Scintille e bagliori della settimana
Mi piace l’idea di condividere con chi legge alcune delle scintille e dei bagliori che hanno illuminato quest’ultima settimana: dei bambini che giocano a calcio con il tappo di una bottiglia, i sorrisi di chi mi vede e riconosce per strada, il cuore verde con il didò preparato da mia nipotina in videochiamata, una cena con gli altri volontari in cui mi sono sentita più leggera riuscendo a ridere di gusto, il panettiere di fiducia e le sue mini tortine buonissime che vanno a ruba ma che ieri una bella persona ha conservato per me, delle lezioni di swahili improvvisate in spiaggia da parte di alcuni bambini, leggere il meraviglioso albo “L’onda” ad alcune classi prima delle lezioni di nuoto. E ancora: trascorrere qualche minuto dondolandomi sull’amaca concedendomi il lusso di non fare assolutamente nulla, sentire il fruscio del vento tra le fronde degli alberi e sul mio corpo, fare un complimento autentico a una delle maestre e riceverlo indietro con lo stesso entusiasmo, un incontro inaspettato con un bambino per strada e l’abbraccio e il prenderci per mano come se fosse la cosa più naturale del mondo, gli sguardi curiosi delle bambine su noi volontarie e sui nostri abiti da festa e copricapi per festeggiare il matrimonio di un’insegnante, chi mi immortala mentre faccio girotondi e danze.

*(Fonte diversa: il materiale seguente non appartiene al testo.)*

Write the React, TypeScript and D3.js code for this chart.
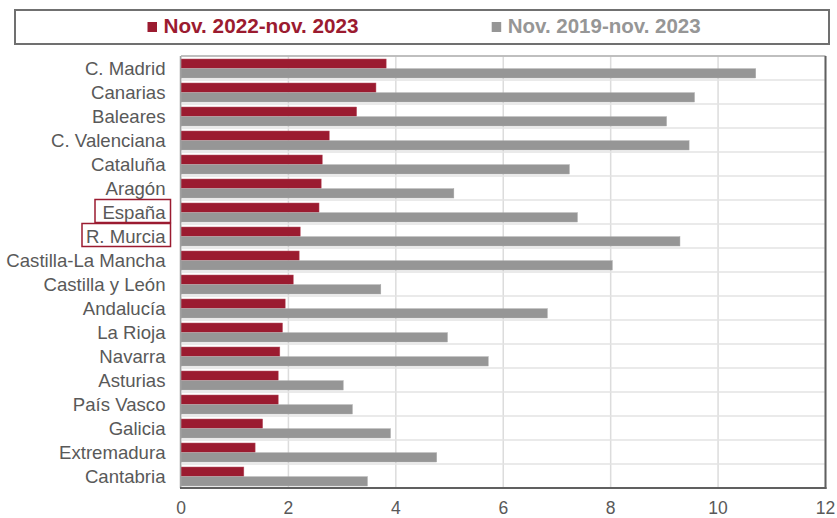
import React from "react";
import * as d3 from "d3";

const categories = [
  "C. Madrid", "Canarias", "Baleares", "C. Valenciana", "Cataluña", "Aragón",
  "España", "R. Murcia", "Castilla-La Mancha", "Castilla y León", "Andalucía",
  "La Rioja", "Navarra", "Asturias", "País Vasco", "Galicia", "Extremadura", "Cantabria",
];
const seriesRecent = [3.82, 3.63, 3.27, 2.76, 2.63, 2.61, 2.57, 2.22, 2.20, 2.09, 1.94, 1.89, 1.84, 1.81, 1.81, 1.52, 1.38, 1.17];
const seriesLong = [10.70, 9.56, 9.04, 9.46, 7.23, 5.08, 7.38, 9.29, 8.03, 3.72, 6.82, 4.96, 5.72, 3.02, 3.19, 3.90, 4.76, 3.47];
const seriesNames = ["Nov. 2022-nov. 2023", "Nov. 2019-nov. 2023"];
const xTicks = [0, 2, 4, 6, 8, 10, 12];
const highlighted = ["España", "R. Murcia"];

const RED = "#9b1b30";
const GRAY = "#969696";
const TEXT = "#595959";
const FONT = "'Liberation Sans', Arial, sans-serif";

export default function App() {
  const W = 837, H = 518;
  const left = 181, right = 825.5, top = 56, bottom = 488;
  const x = d3.scaleLinear().domain([0, 12]).range([left, right]);
  const y = d3.scaleBand<string>().domain(categories).range([top, bottom]).paddingInner(0).paddingOuter(0);
  const bw = y.bandwidth();
  const inner = d3.scaleBand<number>().domain([0, 1]).range([3, bw - 2]).paddingInner(0.05);

  return (
    <svg width={W} height={H} style={{ position: "absolute", left: 0, top: 0, fontFamily: FONT }}>
      <rect x={0} y={0} width={W} height={H} fill="#fff" />
      {/* legend */}
      <rect x={15} y={10} width={814} height={34} fill="#fff" stroke="#707070" strokeWidth={2} />
      <rect x={147.5} y={22} width={9.5} height={10} fill={RED} />
      <text x={163.5} y={33} fontSize={20} fontWeight="bold" fill={RED} textLength={195} lengthAdjust="spacingAndGlyphs">{seriesNames[0]}</text>
      <rect x={491.7} y={22} width={9.5} height={10} fill={GRAY} />
      <text x={507.7} y={33} fontSize={20} fontWeight="bold" fill={GRAY} textLength={193} lengthAdjust="spacingAndGlyphs">{seriesNames[1]}</text>

      {/* grid */}
      {xTicks.map((t) => (
        <line key={"gx" + t} x1={x(t)} x2={x(t)} y1={top} y2={bottom} stroke="#dcdcdc" strokeWidth={1.5} />
      ))}
      {categories.map((c) => (
        <line key={"gy" + c} x1={left} x2={right} y1={(y(c) as number)} y2={(y(c) as number)} stroke="#e3e3e3" strokeWidth={1.5} />
      ))}

      {/* bars */}
      {categories.map((c, i) => {
        const y0 = y(c) as number;
        return (
          <g key={"b" + c}>
            <rect x={x(0)} y={y0 + (inner(0) as number)} width={x(seriesRecent[i]) - x(0)} height={inner.bandwidth()} fill={RED} stroke="#b85566" strokeWidth={0.5} />
            <rect x={x(0)} y={y0 + (inner(1) as number)} width={x(seriesLong[i]) - x(0)} height={inner.bandwidth()} fill={GRAY} stroke="#a8a8a8" strokeWidth={0.5} />
          </g>
        );
      })}

      {/* frame */}
      <line x1={left} x2={right} y1={top} y2={top} stroke="#b0b0b0" strokeWidth={1.5} />
      <line x1={left - 0.5} x2={left - 0.5} y1={top} y2={bottom} stroke="#a0a0a0" strokeWidth={1.5} />
      <line x1={right} x2={right} y1={top} y2={bottom + 1} stroke="#606060" strokeWidth={2} />
      <line x1={left - 1} x2={right + 1} y1={bottom} y2={bottom} stroke="#606060" strokeWidth={2} />

      {/* category labels */}
      {categories.map((c) => (
        <text key={"l" + c} x={165.5} y={(y(c) as number) + bw / 2} dy="0.35em" textAnchor="end" fontSize={18.6} fill={TEXT}>{c}</text>
      ))}
      {highlighted.map((c) => {
        const y0 = y(c) as number;
        const tw = c === "España" ? 75.5 : 88.5;
        return <rect key={"h" + c} x={170.5 - tw} y={y0 - 0.5} width={tw} height={23} fill="none" stroke={RED} strokeWidth={1.5} />;
      })}

      {/* x tick labels */}
      {xTicks.map((t) => (
        <text key={"t" + t} x={x(t)} y={514} textAnchor="middle" fontSize={17.5} fill={TEXT}>{t}</text>
      ))}
    </svg>
  );
}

Di quest’ultima settimana mi porto dietro la consapevolezza che se vogliamo farci capire non servono le parole: basta una mano tesa a cercare la tua, qualcuno che ti abbraccia e nasconde il suo viso nel tuo corpo, qualcun altro che ti bussa sul braccio e ti fa segno di seguirlo perché ha qualcosa da mostrarti, un cercarsi e sfuggirsi di sguardi.
In questa esperienza stanno venendo fuori tutti i miei demoni, i miei spigoli, le parti di me con cui faccio più fatica a convivere e che vorrei eliminare. Qua tutto esplode, si confonde e si amplifica eppure ci sono persone che colgono la mia essenza pur conoscendomi appena e si aprono a me con fiducia facendomi sentire accolta esattamente così come sono e ricordandomi che sono io che posso farlo con me, in qualsiasi momento e in qualsiasi luogo.